Gregor, t. 2 : La prophétie du fléau

Gregor, t. 2 : La prophétie du fléau
Suzanne Collins
traduit (anglais, USA) par Laure Porché
Hachette, 2012

Répétitions et variations

Par Anne-Marie Mercier

Nouvel engloutissement sous la terre, nouvelle mission, nouvelle prophétie, ce volume reprend les éléments du précédent avec des variations : ce n’est plus son père que cherche Gregor, au pays des rats géants, des chauves-souris et des cafards, mais un ennemi redoutable et inconnu (le « fléau »), sa petite sœur est de plus en plus menacée (et jugée morte comme d’autres amis après un combat terrible contre de monstres marins), le voyage sous terrain se fait sur l’eau et non en volant à dos de chauves-souris.

Il y a de nombreux renversements : on tombe dans des dangers inattendus, tandis que ceux que l’on appréhendait se dissipent, des disparitions et réapparitions, du suspens et de l’humour (les vers luisants sont assez bien vus, tout comme la rate asociale), des moments de psychologie (avec le mélancolique Ares).

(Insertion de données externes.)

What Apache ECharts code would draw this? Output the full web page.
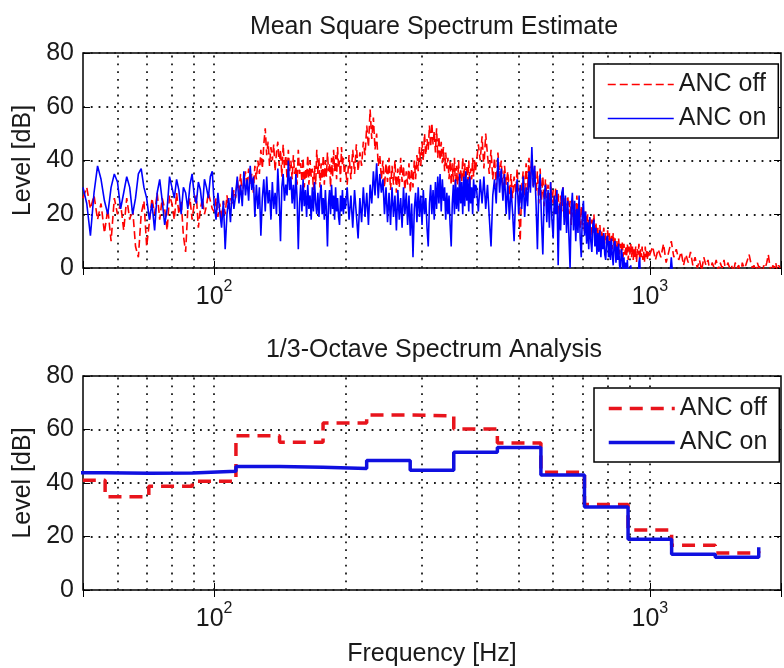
<!DOCTYPE html>
<html><head><meta charset="utf-8">
<script src="https://cdn.jsdelivr.net/npm/echarts@6/dist/echarts.min.js"></script>
<style>html,body{margin:0;padding:0;background:#fff}#c{width:784px;height:668px}</style>
</head><body><div id="c"></div>
<script>
const FONT = '"Liberation Sans", Arial, Helvetica, sans-serif';
const TXT = '#1a1a1a';

// Mean square spectrum: frequency bins given as (start Hz, step Hz, count)
const binStart = [50, 100, 200, 400, 1000];
const binStep  = [1, 1, 2, 4, 15];
const binCount = [50, 100, 100, 150, 67];

// Mean square spectrum levels [dB], ANC off
const mssOff = [
  // 50-99 Hz
  26,30,22,27,18,24,13,22,10,26, 20,24,14,26,18,22,8,4,20,25, 8,17,26,20,28,18,26,22,14,27,
  24,18,28,20,25,12,6,22,26,18, 24,27,15,22,26,20,23,28,25,22,
  // 100-199 Hz
  21,26,19,24,18,25,20,27,22,26, 24,29,26,33,28,35,27,32,36,30, 37,31,35,28,38,33,40,35,44,37,
  46,52,42,47,38,45,40,46,36,43, 47,38,44,34,46,37,42,33,44,36, 40,33,42,35,38,31,44,35,39,32,
  41,30,37,33,42,31,40,34,37,29, 38,31,44,35,41,30,39,33,42,31, 40,34,43,36,39,30,41,34,44,36,
  42,33,45,37,40,32,45,38,41,35,
  // 200-398 Hz
  38,31,42,33,44,35,46,36,43,38, 47,42,53,45,59,48,56,44,50,38, 42,33,40,30,39,32,41,29,38,31,
  40,28,37,30,41,32,38,29,36,31, 39,28,37,30,40,33,42,36,45,38, 47,40,50,42,48,44,53,45,54,46,
  51,43,52,41,49,40,47,39,45,36, 43,37,41,33,40,31,39,32,41,30, 38,31,40,30,37,32,41,33,39,30,
  38,32,40,31,37,33,41,34,40,36,
  // 400-996 Hz
  36,46,40,49,37,50,42,35,44,33, 41,30,43,34,40,29,38,31,36,27, 35,26,34,28,37,24,10,30,36,27,
  39,29,41,33,42,30,38,28,36,24, 37,25,34,23,33,26,31,22,32,24, 29,20,30,22,28,18,27,21,30,19,
  26,17,27,20,25,16,26,19,24,17, 27,18,25,15,23,16,22,13,21,14, 20,12,19,11,18,13,20,12,17,10,
  15,10,16,9,14,11,15,9,13,10, 14,8,13,9,12,7,13,8,11,7, 10,6,11,5,9,6,10,4,9,5,
  8,4,9,3,8,5,9,4,8,3, 7,4,8,2,7,5,9,3,7,4, 8,3,6,2,8,4,7,3,6,4,
  // 1000-1990 Hz
  5,8,3,7,4,9,2,6,10,4, 7,3,6,1,5,2,6,1,4,0, 3,-1,4,1,3,-2,2,0,3,-1, 2,0,3,-2,2,0,1,-2,2,0,
  1,-3,2,0,1,3,5,2,0,1, -2,2,0,1,-3,1,0,2,5,1, -2,1,0,2,-1,1,0
];
// Mean square spectrum levels [dB], ANC on
const mssOn = [
  // 50-99 Hz
  30,24,12,28,38,33,25,20,30,35, 32,22,28,34,30,20,26,35,37,30, 26,18,24,14,28,33,25,16,22,34,
  30,26,33,29,20,30,28,22,31,35, 27,24,32,29,22,33,30,26,34,36,
  // 100-199 Hz
  24,18,28,21,15,25,7,20,26,17, 30,22,27,34,24,31,23,36,27,33, 25,38,29,34,19,31,22,30,12,26,
  33,21,34,24,29,18,32,22,28,20, 37,26,10,30,35,25,31,27,40,29, 34,24,31,22,35,26,7,24,31,21,
  33,23,29,19,31,22,27,18,30,21, 32,24,20,28,19,27,31,20,26,18, 29,21,8,24,29,20,31,22,27,18,
  30,21,26,19,16,27,21,29,20,26,
  // 200-398 Hz
  22,30,18,27,15,29,20,11,26,17, 30,19,28,16,31,24,36,27,39,26, 35,28,33,20,30,17,28,16,30,19,
  27,14,29,18,26,15,30,20,28,16, 27,12,24,4,22,28,17,30,19,27, 16,29,20,26,15,8,24,31,20,29,
  18,32,22,34,24,35,21,33,25,30, 18,28,20,27,16,8,24,31,20,33, 22,30,21,35,24,32,20,34,23,36,
  25,33,21,34,24,30,20,33,26,31,
  // 400-996 Hz
  30,21,33,24,34,22,31,19,8,27, 33,24,41,28,37,25,35,20,32,18, 30,21,10,27,33,20,31,22,34,19,
  30,23,36,28,45,30,38,24,7,29, 35,18,5,27,31,17,29,15,32,18, 11,27,20,29,1,24,14,28,30,16,
  27,13,25,12,0,22,28,14,25,10, 22,13,27,11,4,20,25,12,21,9, 17,7,19,10,6,16,18,8,15,5,
  13,6,14,4,12,7,13,5,3,11, 12,4,10,3,11,5,1,9,10,2, 8,3,9,1,-1,7,5,-2,4,-3,
  2,-4,3,-5,0,-6,1,-7,-3,-9, -1,-10,-5,-11,-6,-12,2,4,-8,-12, -9,-13,-10,-14,-11,-13,-10,-14,-11,-13,
  // 1000-1990 Hz
  -6,-10,-3,-12,-8,-14,-6,-10,4,-8, -14,-10,-16,-12,-18,-14,-20,-15,-18,-22,
  -16,-20,-24,-18,-22,-20,-25,-19,-23,-21, -26,-20,-24,-22,-27,-21,-25,-23,-28,-22,
  -26,-24,-28,-23,-27,-25,-29,-24,-28,-26, -30,-25,-29,-27,-30,-26,-30,-28,-31,-27,
  -30,-29,-32,-28,-31,-29,-32
];

// 1/3-octave analysis: band lower edges [Hz] (last entry = upper edge of last band)
const bandEdges = [44.7, 56.2, 70.8, 89.1, 112.2, 141.3, 177.8, 223.9, 281.8, 354.8, 446.7, 562.3, 707.9, 891.3, 1122, 1413, 1778];
const octOff = [41.0, 34.9, 38.8, 40.7, 57.7, 55.2, 62.4, 65.4, 65.1, 60.2, 55.0, 44.0, 32.0, 22.4, 16.7, 13.8, 14.5];
const octOn  = [43.8, 43.6, 43.7, 44.4, 46.2, 45.9, 45.4, 48.4, 44.8, 51.5, 53.3, 43.0, 31.0, 19.0, 13.4, 12.2, 16.0];

// axis settings
const freqMin = 50, freqMax = 2000;
const levelMin = 0, levelMax = 80, levelStep = 20;
const gridFreqs = [60, 70, 80, 90, 100, 200, 300, 400, 500, 600, 700, 800, 900, 1000];

const mssFreq = [];
binStart.forEach((s, i) => { for (let k = 0; k < binCount[i]; k++) mssFreq.push(s + k * binStep[i]); });

const chart = echarts.init(document.getElementById('c'), null, {renderer: 'canvas'});

const dotted = {color: '#1c1c1c', width: 1.8, type: [1.8, 6]};
const GRIDS = [{left: 83, top: 53, width: 705, height: 215}, {left: 83, top: 376, width: 705, height: 215}];

function xAxes(gi) {
  const base = {
    type: 'log', logBase: 10, min: freqMin, max: freqMax, gridIndex: gi,
    axisLine: {show: false}, splitLine: {show: false}, minorTick: {show: false}
  };
  return [
    Object.assign({}, base, {
      position: 'bottom',
      axisTick: {show: true, inside: true, length: 7, lineStyle: {color: '#000', width: 1}},
      axisLabel: {
        margin: 11,
        formatter: v => {
          const e = Math.log10(v), r = Math.round(e);
          return Math.abs(e - r) < 1e-6 ? '{b|10}{s|' + r + '}' : '';
        },
        rich: {
          b: {fontSize: 25, fontFamily: FONT, color: TXT, verticalAlign: 'bottom'},
          s: {fontSize: 16, fontFamily: FONT, color: TXT, padding: [0, 0, 15, 0], verticalAlign: 'bottom'}
        }
      },
      name: gi === 1 ? 'Frequency [Hz]' : '', nameLocation: 'middle', nameGap: 52,
      nameTextStyle: {fontSize: 25, fontFamily: FONT, color: TXT}
    }),
    Object.assign({}, base, {
      position: 'top',
      axisTick: {show: true, inside: true, length: 7, lineStyle: {color: '#000', width: 1}},
      axisLabel: {show: false}
    })
  ];
}
function yAxes(gi) {
  const base = {type: 'value', min: levelMin, max: levelMax, interval: levelStep, gridIndex: gi, axisLine: {show: false}};
  return [
    Object.assign({}, base, {
      position: 'left',
      axisTick: {show: true, inside: true, length: 7, lineStyle: {color: '#000', width: 1}},
      axisLabel: {margin: 9, fontSize: 25, fontFamily: FONT, color: TXT},
      splitLine: {show: true, lineStyle: dotted},
      name: 'Level [dB]', nameLocation: 'middle', nameGap: 46, nameRotate: 90,
      nameTextStyle: {fontSize: 25, fontFamily: FONT, color: TXT}
    }),
    Object.assign({}, base, {
      position: 'right',
      axisTick: {show: true, inside: true, length: 7, lineStyle: {color: '#000', width: 1}},
      axisLabel: {show: false}, splitLine: {show: false}
    })
  ];
}

function vGridMarks() {
  return {
    silent: true, symbol: 'none', z: 1, animation: false,
    label: {show: false}, emphasis: {disabled: true},
    lineStyle: dotted,
    data: gridFreqs.map(f => ({xAxis: f}))
  };
}

function legendFor(top, names, lineWidth) {
  return {
    orient: 'vertical', left: 594, top: top,
    data: names,
    formatter: n => n.replace(' (1/3)', ''),
    itemWidth: 66, itemHeight: 4, itemGap: 9,
    padding: [8, 12, 7, 13],
    backgroundColor: '#fff', borderColor: '#000', borderWidth: 1.5, borderRadius: 0,
    itemStyle: {opacity: 0},
    lineStyle: {width: lineWidth},
    textStyle: {fontSize: 25, fontFamily: FONT, color: TXT},
    selectedMode: false
  };
}

const option = {
  animation: false,
  backgroundColor: '#fff',
  textStyle: {fontFamily: FONT},
  title: [
    {text: 'Mean Square Spectrum Estimate', left: 434, top: 15, textAlign: 'center', padding: 0,
     textStyle: {fontSize: 25, fontWeight: 'normal', fontFamily: FONT, color: TXT}},
    {text: '1/3-Octave Spectrum Analysis', left: 434, top: 338, textAlign: 'center', padding: 0,
     textStyle: {fontSize: 25, fontWeight: 'normal', fontFamily: FONT, color: TXT}}
  ],
  grid: GRIDS.map(g => Object.assign({show: true, borderColor: '#000', borderWidth: 1.5, backgroundColor: 'transparent'}, g)),
  xAxis: [].concat(xAxes(0), xAxes(1)),
  yAxis: [].concat(yAxes(0), yAxes(1)),
  legend: [
    legendFor(64, ['ANC off', 'ANC on'], 1.5),
    legendFor(388, ['ANC off (1/3)', 'ANC on (1/3)'], 3.5)
  ],
  series: [
    {
      name: 'ANC off', type: 'line', xAxisIndex: 0, yAxisIndex: 0,
      data: mssFreq.map((f, i) => [f, mssOff[i]]),
      symbol: 'none', clip: true, sampling: null,
      itemStyle: {color: '#ff0000'},
      lineStyle: {color: '#ff0000', width: 1.6, type: [8, 4]},
      markLine: vGridMarks()
    },
    {
      name: 'ANC on', type: 'line', xAxisIndex: 0, yAxisIndex: 0,
      data: mssFreq.map((f, i) => [f, mssOn[i]]),
      symbol: 'none', clip: true, sampling: null,
      itemStyle: {color: '#0000ff'},
      lineStyle: {color: '#0000ff', width: 1.6}
    },
    {
      name: 'ANC off (1/3)', type: 'line', xAxisIndex: 2, yAxisIndex: 2,
      data: bandEdges.map((f, i) => [f, octOff[i]]),
      step: 'end', symbol: 'none', clip: true,
      itemStyle: {color: '#e8141c'},
      lineStyle: {color: '#e8141c', width: 3.5, type: [13, 8]},
      markLine: vGridMarks()
    },
    {
      name: 'ANC on (1/3)', type: 'line', xAxisIndex: 2, yAxisIndex: 2,
      data: bandEdges.map((f, i) => [f, octOn[i]]),
      step: 'end', symbol: 'none', clip: true,
      itemStyle: {color: '#1010e0'},
      lineStyle: {color: '#1010e0', width: 3.5}
    }
  ]
};
chart.setOption(option);
</script>
</body></html>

Et après cela, retour à la case départ, en attendant la nouvelle mission. La structure évoque celle de Narnia: deux univers parallèles et des héros qui naviguent de l’un à l’autre en des épisodes autonomes mais qui se souviennent des précédents.

Gregor, t. 1, La prophétie du gris

Gregor, t. 1, La prophétie du gris
Suzanne Collins

Hachette jeunesse, 2012

Envols souterrains

Par Anne-Marie Mercier

Voici une nouvelle série de Suzanne Collins – moins violente que Hunger Games, qui a fait tant de bruit dernièrement, avec son adaptation au cinéma – qui propose les aventures d’un héros plus jeune accompagné de sa toute petite soeur qui parle à peine. Il s’adresse donc à de plus jeunes lecteurs et certains seront déçus, d’autres contents.

Dans cette histoire captivante, Gregor et sa soeur Moufle se retrouvent dans un monde souterrain peuplé d’animaux gigantesques : cafards, chauves-souris, rats et araignées, et d’humains aux yeux violets et à la peau pâle. Ils participent à un affrontement entre divers peuples, volant à dos de chauves-souris dans des tunnels interminables ponctués de grottes belles et inquiétantes, mais toujours sombres, très sombres.

C’est aussi un mélange intéressant d’ingrédients très classiques du roman d’aventure : une quête (celle du père, disparu), une princesse rebelle, une trahison… L’histoire est portée par le dévoilement progressif du sens d’une prophétie mystérieuse – thème que l’on trouve depuis les romans de la Table ronde jusqu’à la science-fiction (Dune) en passant par Le Prince Éric – comme par une poésie des mondes obscurs assez attachante. Enfin, si le prénom du héros évoque celui de La Métamorphose de Kafka et si sa chute dans le monde souterrain ressemble fort à celle d’Alice, on est loin de ces chefs d’œuvre. Mais l’invention de ce monde, peu merveilleux mais très original, n’appartient qu’à Suzanne Collins (je crois) et l’ensemble est remarquablement bien organisé. Le dosage des éléments est savamment combiné : un peu de suspense, un peu de sentiment (pas trop), un peu de stratégie, beaucoup de conflits de loyauté, un peu de violence (pas trop), enfin, un monde imaginaire auquel on croit, bien taillé pour plusieurs volumes.